The idea of “schema” was central to Frederic Bartlett’s book of 1932, Remembering, where he described a series of experiments in which people were asked to read a story, or to look at a picture, and then reproduce it either immediately or later. Bartlett’s proposal was that remembering is an activity based not on anything like a photograph or recording, but on an understanding—schema—of how, in a way that is familiar to a person and within a society, one does certain kinds of actions like getting onto a train, or sitting down with others for a meal, plus an emotional attitude together with a rather small amount of detail. In Art and Illusion, Ernst Gombrich (1960) took this idea into an understanding of representational painting which, he said, is based on schema plus correction: for instance, a general idea of what a mountain, or a house, or a person might look like, together with a correction so that it becomes more specific or, in the case of some paintings, new and surprising.

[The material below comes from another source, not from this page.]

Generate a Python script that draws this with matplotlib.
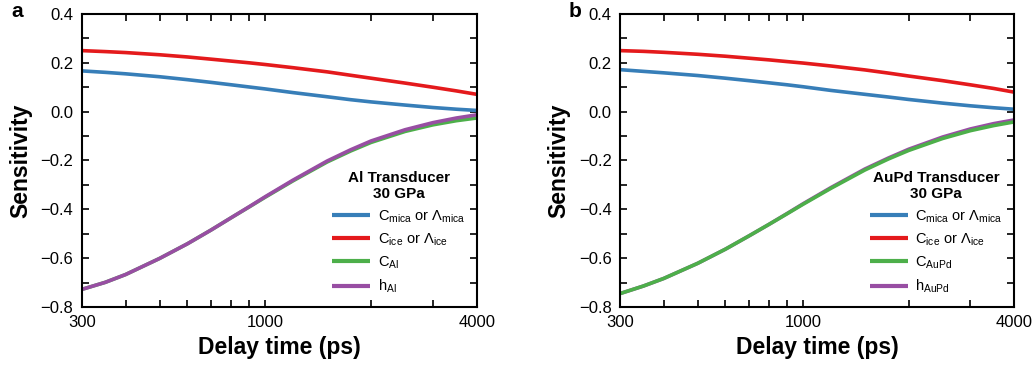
"""
Sensitivity vs delay time for Al and AuPd transducers (30 GPa)
"""

import numpy as np
import matplotlib
matplotlib.use('Agg')
import matplotlib.pyplot as plt
from matplotlib.ticker import FixedLocator, NullFormatter, MultipleLocator

plt.rcParams['font.family'] = ['Liberation Sans', 'DejaVu Sans']
plt.rcParams['mathtext.fontset'] = 'custom'
plt.rcParams['mathtext.rm'] = 'Liberation Sans'

# delay times where the curves were read (ps)
delay = [300, 350, 400, 500, 600, 700, 800, 900, 1000, 1200, 1500, 1750, 2000, 2500, 3000, 3500, 4000]

# panel a: Al transducer
al_mica = [0.167, 0.161, 0.155, 0.143, 0.131, 0.120, 0.110, 0.101, 0.093, 0.078, 0.061, 0.049, 0.040, 0.027, 0.017, 0.010, 0.005]
al_ice = [0.250, 0.246, 0.242, 0.233, 0.224, 0.215, 0.207, 0.200, 0.193, 0.180, 0.163, 0.149, 0.137, 0.117, 0.100, 0.085, 0.071]
al_c = [-0.728, -0.699, -0.667, -0.601, -0.541, -0.485, -0.434, -0.390, -0.350, -0.283, -0.206, -0.161, -0.126, -0.081, -0.054, -0.037, -0.026]
al_h = [-0.728, -0.699, -0.667, -0.601, -0.541, -0.485, -0.434, -0.389, -0.348, -0.280, -0.202, -0.156, -0.120, -0.074, -0.045, -0.026, -0.013]

# panel b: AuPd transducer
aupd_mica = [0.172, 0.165, 0.159, 0.148, 0.137, 0.127, 0.118, 0.110, 0.102, 0.087, 0.071, 0.060, 0.050, 0.035, 0.024, 0.016, 0.010]
aupd_ice = [0.250, 0.247, 0.243, 0.235, 0.227, 0.219, 0.212, 0.205, 0.199, 0.187, 0.171, 0.158, 0.146, 0.127, 0.110, 0.095, 0.080]
aupd_c = [-0.745, -0.714, -0.683, -0.621, -0.563, -0.509, -0.461, -0.418, -0.379, -0.314, -0.239, -0.194, -0.159, -0.110, -0.078, -0.057, -0.042]
aupd_h = [-0.745, -0.714, -0.683, -0.621, -0.563, -0.509, -0.461, -0.417, -0.377, -0.311, -0.235, -0.190, -0.154, -0.104, -0.071, -0.049, -0.034]

major_x = [300, 1000, 4000]
minor_x = [400, 500, 600, 700, 800, 900, 2000, 3000]

colors = {'mica': '#377eb8', 'ice': '#e41a1c', 'c': '#4daf4a', 'h': '#984ea3'}


def style_axis(ax):
    ax.set_xscale('log')
    ax.set_xlim(300, 4000)
    ax.set_ylim(-0.8, 0.4)
    ax.xaxis.set_major_locator(FixedLocator(major_x))
    ax.xaxis.set_minor_locator(FixedLocator(minor_x))
    ax.xaxis.set_major_formatter(plt.FuncFormatter(lambda v, p: f'{int(v)}'))
    ax.xaxis.set_minor_formatter(NullFormatter())
    ax.yaxis.set_major_locator(MultipleLocator(0.2))
    ax.yaxis.set_minor_locator(MultipleLocator(0.1))
    ax.yaxis.set_major_formatter(plt.FuncFormatter(lambda v, p: f'{v:.1f}'.replace('-', '\u2212')))
    ax.tick_params(which='both', direction='in', top=True, right=True,
                   length=5, width=1.2, labelsize=12, pad=6)
    for s in ax.spines.values():
        s.set_linewidth(1.5)
    ax.set_xlabel('Delay time (ps)', fontsize=16.5, fontweight='bold', labelpad=4)
    ax.set_ylabel('Sensitivity', fontsize=16.5, fontweight='bold', labelpad=6)


fig = plt.figure(figsize=(10.36, 3.76), dpi=100)
ax_a = fig.add_axes([0.0789, 0.1835, 0.3813, 0.7793])
ax_b = fig.add_axes([0.5985, 0.1835, 0.3803, 0.7793])

lw = 2.6
kw = dict(lw=lw, solid_joinstyle='round', solid_capstyle='butt')

# panel a (h drawn on top of C)
ax_a.plot(delay, al_mica, color=colors['mica'], label=r'C$_\mathregular{mica}$ or Λ$_\mathregular{mica}$', **kw)
ax_a.plot(delay, al_ice, color=colors['ice'], label=r'C$_\mathregular{ice}$ or Λ$_\mathregular{ice}$', **kw)
ax_a.plot(delay, al_c, color=colors['c'], label=r'C$_\mathregular{Al}$', **kw)
ax_a.plot(delay, al_h, color=colors['h'], label=r'h$_\mathregular{Al}$', **kw)

# panel b (C drawn on top of h)
ax_b.plot(delay, aupd_mica, color=colors['mica'], label=r'C$_\mathregular{mica}$ or Λ$_\mathregular{mica}$', **kw)
ax_b.plot(delay, aupd_ice, color=colors['ice'], label=r'C$_\mathregular{ice}$ or Λ$_\mathregular{ice}$', **kw)
ax_b.plot(delay, aupd_h, color=colors['h'], label=r'h$_\mathregular{AuPd}$', **kw)
ax_b.plot(delay, aupd_c, color=colors['c'], label=r'C$_\mathregular{AuPd}$', **kw)

for ax, title in [(ax_a, 'Al Transducer\n30 GPa'), (ax_b, 'AuPd Transducer\n30 GPa')]:
    style_axis(ax)
    handles, labels = ax.get_legend_handles_labels()
    if ax is ax_b:
        handles = [handles[0], handles[1], handles[3], handles[2]]
        labels = [labels[0], labels[1], labels[3], labels[2]]
    leg = ax.legend(handles, labels, loc='lower right', frameon=False, fontsize=10.5,
                    title=title, title_fontproperties={'weight': 'bold', 'size': 11},
                    handlelength=2.6, handletextpad=0.5, labelspacing=0.45,
                    borderaxespad=0.4)
    leg.get_title().set_multialignment('center')
    for line in leg.get_lines():
        line.set_linewidth(3)

fig.text(0.011, 0.955, 'a', fontsize=15, fontweight='bold')
fig.text(0.549, 0.955, 'b', fontsize=15, fontweight='bold')

fig.savefig('out.png', dpi=100)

Kent Haruf’s novel of 2015, Our Souls at Night is also based on a schema: our idea of what it is for two people to have an affair. In the first chapter of the book, we are introduced to the novel’s protagonist, the elderly widow, Addie Moore, who lives in a small town in Colorado. She walks over to the house, one block away, of another elderly person: a widower, Louis Waters, whom she knows a little bit but not at all well. Invited in, she tells him that she won’t stay long, then says that she is getting cold feet. She then says this.
I wonder if you would consider coming to my house sometimes to sleep with me… I mean we’re both alone. We’ve been by ourselves for too long. For years. I’m lonely. I think you might be too. I wonder if you would come and sleep in the night with me. And talk.
The usual schema we might have of going to bed with someone, or having an affair, receives a correction. Addie says to Louis that she means what she says. “I’m not talking about sex" she says but "lying warm in bed, companionably.”
At first, Louis makes his visits late in the evening, when he is unlikely to be seen. Addie and he try to keep their arrangement secret. As they talk with each other about their marriages, their concerns, they find themselves becoming closer. One event which Addie recounted had been especially hard. Her five-year old daughter, Connie, had been playing in the back yard with her elder brother, Gene, and had run out into the street, had been hit by a car and died. The event had been devastating for Addie’s marriage and devastating for Gene. Addie became the target of both her husband’s and her son’s resentments.
Other people in the town start to notice Addie’s and Louis’s relationship and to talk about it; no longer a secret. The turning point of the novel occurs when Gene asks Addie to look after his young son, Jamie, for a while, because his wife has left him. Jamie is a rather neglected child, but Louis takes to him, looks after him as a parent might, buys him a dog, of which the boy becomes fond.
What are your schemas for growing older, for families, for parental relationships, for affairs?
What happens next in this novel? Do Addie and Louis get round to sex? What might Jamie think of what is going on? Maybe I should tell you. Maybe we should gossip. What do you think?
Frederic Bartlett (1932). Remembering: A study in experimental and social psychology. Cambridge University Press.
Ernst Gombrich (1960). Art and illusion. Phaidon.
Kent Haruf (2015). Our souls at night. Knopf.